Task directions
Please write out the complete listing that follows, exactly as it reads.

Material

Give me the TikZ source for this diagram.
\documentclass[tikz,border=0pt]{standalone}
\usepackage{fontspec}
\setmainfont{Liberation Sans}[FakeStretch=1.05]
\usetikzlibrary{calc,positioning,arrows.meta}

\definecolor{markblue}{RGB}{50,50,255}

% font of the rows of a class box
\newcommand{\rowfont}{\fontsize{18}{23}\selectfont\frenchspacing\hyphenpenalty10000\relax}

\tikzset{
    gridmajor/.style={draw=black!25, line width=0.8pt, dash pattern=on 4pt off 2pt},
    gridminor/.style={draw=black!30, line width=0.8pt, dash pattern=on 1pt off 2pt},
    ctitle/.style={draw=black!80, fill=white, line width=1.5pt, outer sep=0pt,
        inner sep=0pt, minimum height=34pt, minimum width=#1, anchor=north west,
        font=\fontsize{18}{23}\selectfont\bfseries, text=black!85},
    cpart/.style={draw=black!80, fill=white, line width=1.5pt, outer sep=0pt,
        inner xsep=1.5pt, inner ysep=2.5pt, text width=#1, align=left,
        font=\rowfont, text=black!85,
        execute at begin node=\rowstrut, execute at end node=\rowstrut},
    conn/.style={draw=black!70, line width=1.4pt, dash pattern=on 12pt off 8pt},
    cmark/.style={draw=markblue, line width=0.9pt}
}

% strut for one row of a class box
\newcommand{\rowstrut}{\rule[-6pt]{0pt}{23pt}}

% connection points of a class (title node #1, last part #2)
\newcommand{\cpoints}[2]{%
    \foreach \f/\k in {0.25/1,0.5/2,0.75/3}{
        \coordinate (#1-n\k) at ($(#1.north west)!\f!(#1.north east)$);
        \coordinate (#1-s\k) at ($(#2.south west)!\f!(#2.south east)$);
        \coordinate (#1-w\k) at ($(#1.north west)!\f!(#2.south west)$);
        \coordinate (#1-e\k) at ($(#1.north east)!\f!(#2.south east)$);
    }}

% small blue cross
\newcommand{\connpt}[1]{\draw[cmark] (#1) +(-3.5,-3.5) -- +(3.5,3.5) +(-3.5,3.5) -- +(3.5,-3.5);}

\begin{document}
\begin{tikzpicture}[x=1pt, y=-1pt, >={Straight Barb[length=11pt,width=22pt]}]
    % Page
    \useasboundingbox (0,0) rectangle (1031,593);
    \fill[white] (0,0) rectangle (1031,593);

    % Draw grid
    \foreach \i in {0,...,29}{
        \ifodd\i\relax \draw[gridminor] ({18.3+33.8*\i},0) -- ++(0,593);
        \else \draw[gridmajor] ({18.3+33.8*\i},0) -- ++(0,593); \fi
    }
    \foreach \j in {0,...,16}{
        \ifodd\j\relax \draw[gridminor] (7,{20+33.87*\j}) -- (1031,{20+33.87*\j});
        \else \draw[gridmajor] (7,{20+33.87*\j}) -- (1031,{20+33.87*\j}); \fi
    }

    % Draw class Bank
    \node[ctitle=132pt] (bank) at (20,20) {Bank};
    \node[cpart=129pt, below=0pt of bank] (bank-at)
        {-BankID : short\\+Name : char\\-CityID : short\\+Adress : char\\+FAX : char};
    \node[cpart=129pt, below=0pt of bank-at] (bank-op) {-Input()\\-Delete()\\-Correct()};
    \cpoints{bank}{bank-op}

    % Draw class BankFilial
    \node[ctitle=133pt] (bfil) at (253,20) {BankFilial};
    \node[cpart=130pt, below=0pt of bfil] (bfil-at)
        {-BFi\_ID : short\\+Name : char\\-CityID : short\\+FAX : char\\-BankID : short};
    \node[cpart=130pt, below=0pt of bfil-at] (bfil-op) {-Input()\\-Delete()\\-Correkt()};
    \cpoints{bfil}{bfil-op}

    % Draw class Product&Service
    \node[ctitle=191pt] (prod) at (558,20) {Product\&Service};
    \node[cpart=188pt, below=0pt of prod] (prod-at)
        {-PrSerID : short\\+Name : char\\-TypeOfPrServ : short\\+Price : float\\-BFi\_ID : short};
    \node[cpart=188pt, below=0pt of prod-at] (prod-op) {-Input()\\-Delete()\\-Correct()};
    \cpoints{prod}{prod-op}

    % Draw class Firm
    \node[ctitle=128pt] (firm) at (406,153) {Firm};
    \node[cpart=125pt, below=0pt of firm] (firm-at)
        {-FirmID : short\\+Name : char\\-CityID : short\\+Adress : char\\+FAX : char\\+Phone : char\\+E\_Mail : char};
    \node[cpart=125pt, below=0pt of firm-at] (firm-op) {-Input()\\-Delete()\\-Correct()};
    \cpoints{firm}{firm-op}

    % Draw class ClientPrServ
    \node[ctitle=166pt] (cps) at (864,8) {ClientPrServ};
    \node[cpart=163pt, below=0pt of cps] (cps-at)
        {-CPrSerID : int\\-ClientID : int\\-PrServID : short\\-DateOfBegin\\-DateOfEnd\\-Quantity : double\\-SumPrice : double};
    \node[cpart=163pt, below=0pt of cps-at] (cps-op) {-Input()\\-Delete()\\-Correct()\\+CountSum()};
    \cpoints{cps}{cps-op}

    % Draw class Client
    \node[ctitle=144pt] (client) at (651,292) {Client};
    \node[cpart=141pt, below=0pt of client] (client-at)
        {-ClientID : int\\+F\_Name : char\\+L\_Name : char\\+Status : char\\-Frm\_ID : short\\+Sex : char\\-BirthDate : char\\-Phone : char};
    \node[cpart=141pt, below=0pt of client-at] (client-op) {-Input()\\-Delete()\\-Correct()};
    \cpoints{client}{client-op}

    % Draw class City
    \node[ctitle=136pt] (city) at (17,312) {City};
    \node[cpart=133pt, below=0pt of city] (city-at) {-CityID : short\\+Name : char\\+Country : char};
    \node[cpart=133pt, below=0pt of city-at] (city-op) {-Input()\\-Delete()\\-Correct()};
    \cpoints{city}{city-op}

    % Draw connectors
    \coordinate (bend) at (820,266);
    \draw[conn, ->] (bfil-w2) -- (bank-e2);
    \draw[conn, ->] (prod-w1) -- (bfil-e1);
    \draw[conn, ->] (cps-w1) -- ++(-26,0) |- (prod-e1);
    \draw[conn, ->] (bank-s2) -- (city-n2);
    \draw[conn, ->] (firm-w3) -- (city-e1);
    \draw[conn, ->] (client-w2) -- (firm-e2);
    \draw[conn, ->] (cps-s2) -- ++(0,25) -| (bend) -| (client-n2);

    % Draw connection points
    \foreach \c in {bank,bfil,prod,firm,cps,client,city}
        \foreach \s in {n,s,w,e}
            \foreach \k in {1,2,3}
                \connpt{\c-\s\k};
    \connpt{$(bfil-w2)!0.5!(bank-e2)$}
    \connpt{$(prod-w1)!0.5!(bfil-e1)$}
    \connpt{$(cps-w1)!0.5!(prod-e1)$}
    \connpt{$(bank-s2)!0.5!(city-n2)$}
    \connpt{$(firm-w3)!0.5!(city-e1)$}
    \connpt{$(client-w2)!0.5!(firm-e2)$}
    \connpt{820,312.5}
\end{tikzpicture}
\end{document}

Result below
Give me the TikZ source for this diagram.
\documentclass[tikz,border=0pt]{standalone}
\usepackage{fontspec}
\setmainfont{Liberation Sans}[FakeStretch=1.05]
\usetikzlibrary{calc,positioning,arrows.meta}

\definecolor{markblue}{RGB}{50,50,255}

% font of the rows of a class box
\newcommand{\rowfont}{\fontsize{18}{23}\selectfont\frenchspacing\hyphenpenalty10000\relax}

\tikzset{
    gridmajor/.style={draw=black!25, line width=0.8pt, dash pattern=on 4pt off 2pt},
    gridminor/.style={draw=black!30, line width=0.8pt, dash pattern=on 1pt off 2pt},
    ctitle/.style={draw=black!80, fill=white, line width=1.5pt, outer sep=0pt,
        inner sep=0pt, minimum height=34pt, minimum width=#1, anchor=north west,
        font=\fontsize{18}{23}\selectfont\bfseries, text=black!85},
    cpart/.style={draw=black!80, fill=white, line width=1.5pt, outer sep=0pt,
        inner xsep=1.5pt, inner ysep=2.5pt, text width=#1, align=left,
        font=\rowfont, text=black!85,
        execute at begin node=\rowstrut, execute at end node=\rowstrut},
    conn/.style={draw=black!70, line width=1.4pt, dash pattern=on 12pt off 8pt},
    cmark/.style={draw=markblue, line width=0.9pt}
}

% strut for one row of a class box
\newcommand{\rowstrut}{\rule[-6pt]{0pt}{23pt}}

% connection points of a class (title node #1, last part #2)
\newcommand{\cpoints}[2]{%
    \foreach \f/\k in {0.25/1,0.5/2,0.75/3}{
        \coordinate (#1-n\k) at ($(#1.north west)!\f!(#1.north east)$);
        \coordinate (#1-s\k) at ($(#2.south west)!\f!(#2.south east)$);
        \coordinate (#1-w\k) at ($(#1.north west)!\f!(#2.south west)$);
        \coordinate (#1-e\k) at ($(#1.north east)!\f!(#2.south east)$);
    }}

% small blue cross
\newcommand{\connpt}[1]{\draw[cmark] (#1) +(-3.5,-3.5) -- +(3.5,3.5) +(-3.5,3.5) -- +(3.5,-3.5);}

\begin{document}
\begin{tikzpicture}[x=1pt, y=-1pt, >={Straight Barb[length=11pt,width=22pt]}]
    % Page
    \useasboundingbox (0,0) rectangle (1031,593);
    \fill[white] (0,0) rectangle (1031,593);

    % Draw grid
    \foreach \i in {0,...,29}{
        \ifodd\i\relax \draw[gridminor] ({18.3+33.8*\i},0) -- ++(0,593);
        \else \draw[gridmajor] ({18.3+33.8*\i},0) -- ++(0,593); \fi
    }
    \foreach \j in {0,...,16}{
        \ifodd\j\relax \draw[gridminor] (7,{20+33.87*\j}) -- (1031,{20+33.87*\j});
        \else \draw[gridmajor] (7,{20+33.87*\j}) -- (1031,{20+33.87*\j}); \fi
    }

    % Draw class Bank
    \node[ctitle=132pt] (bank) at (20,20) {Bank};
    \node[cpart=129pt, below=0pt of bank] (bank-at)
        {-BankID : short\\+Name : char\\-CityID : short\\+Adress : char\\+FAX : char};
    \node[cpart=129pt, below=0pt of bank-at] (bank-op) {-Input()\\-Delete()\\-Correct()};
    \cpoints{bank}{bank-op}

    % Draw class BankFilial
    \node[ctitle=133pt] (bfil) at (253,20) {BankFilial};
    \node[cpart=130pt, below=0pt of bfil] (bfil-at)
        {-BFi\_ID : short\\+Name : char\\-CityID : short\\+FAX : char\\-BankID : short};
    \node[cpart=130pt, below=0pt of bfil-at] (bfil-op) {-Input()\\-Delete()\\-Correkt()};
    \cpoints{bfil}{bfil-op}

    % Draw class Product&Service
    \node[ctitle=191pt] (prod) at (558,20) {Product\&Service};
    \node[cpart=188pt, below=0pt of prod] (prod-at)
        {-PrSerID : short\\+Name : char\\-TypeOfPrServ : short\\+Price : float\\-BFi\_ID : short};
    \node[cpart=188pt, below=0pt of prod-at] (prod-op) {-Input()\\-Delete()\\-Correct()};
    \cpoints{prod}{prod-op}

    % Draw class Firm
    \node[ctitle=128pt] (firm) at (406,153) {Firm};
    \node[cpart=125pt, below=0pt of firm] (firm-at)
        {-FirmID : short\\+Name : char\\-CityID : short\\+Adress : char\\+FAX : char\\+Phone : char\\+E\_Mail : char};
    \node[cpart=125pt, below=0pt of firm-at] (firm-op) {-Input()\\-Delete()\\-Correct()};
    \cpoints{firm}{firm-op}

    % Draw class ClientPrServ
    \node[ctitle=166pt] (cps) at (864,8) {ClientPrServ};
    \node[cpart=163pt, below=0pt of cps] (cps-at)
        {-CPrSerID : int\\-ClientID : int\\-PrServID : short\\-DateOfBegin\\-DateOfEnd\\-Quantity : double\\-SumPrice : double};
    \node[cpart=163pt, below=0pt of cps-at] (cps-op) {-Input()\\-Delete()\\-Correct()\\+CountSum()};
    \cpoints{cps}{cps-op}

    % Draw class Client
    \node[ctitle=144pt] (client) at (651,292) {Client};
    \node[cpart=141pt, below=0pt of client] (client-at)
        {-ClientID : int\\+F\_Name : char\\+L\_Name : char\\+Status : char\\-Frm\_ID : short\\+Sex : char\\-BirthDate : char\\-Phone : char};
    \node[cpart=141pt, below=0pt of client-at] (client-op) {-Input()\\-Delete()\\-Correct()};
    \cpoints{client}{client-op}

    % Draw class City
    \node[ctitle=136pt] (city) at (17,312) {City};
    \node[cpart=133pt, below=0pt of city] (city-at) {-CityID : short\\+Name : char\\+Country : char};
    \node[cpart=133pt, below=0pt of city-at] (city-op) {-Input()\\-Delete()\\-Correct()};
    \cpoints{city}{city-op}

    % Draw connectors
    \coordinate (bend) at (820,266);
    \draw[conn, ->] (bfil-w2) -- (bank-e2);
    \draw[conn, ->] (prod-w1) -- (bfil-e1);
    \draw[conn, ->] (cps-w1) -- ++(-26,0) |- (prod-e1);
    \draw[conn, ->] (bank-s2) -- (city-n2);
    \draw[conn, ->] (firm-w3) -- (city-e1);
    \draw[conn, ->] (client-w2) -- (firm-e2);
    \draw[conn, ->] (cps-s2) -- ++(0,25) -| (bend) -| (client-n2);

    % Draw connection points
    \foreach \c in {bank,bfil,prod,firm,cps,client,city}
        \foreach \s in {n,s,w,e}
            \foreach \k in {1,2,3}
                \connpt{\c-\s\k};
    \connpt{$(bfil-w2)!0.5!(bank-e2)$}
    \connpt{$(prod-w1)!0.5!(bfil-e1)$}
    \connpt{$(cps-w1)!0.5!(prod-e1)$}
    \connpt{$(bank-s2)!0.5!(city-n2)$}
    \connpt{$(firm-w3)!0.5!(city-e1)$}
    \connpt{$(client-w2)!0.5!(firm-e2)$}
    \connpt{820,312.5}
\end{tikzpicture}
\end{document}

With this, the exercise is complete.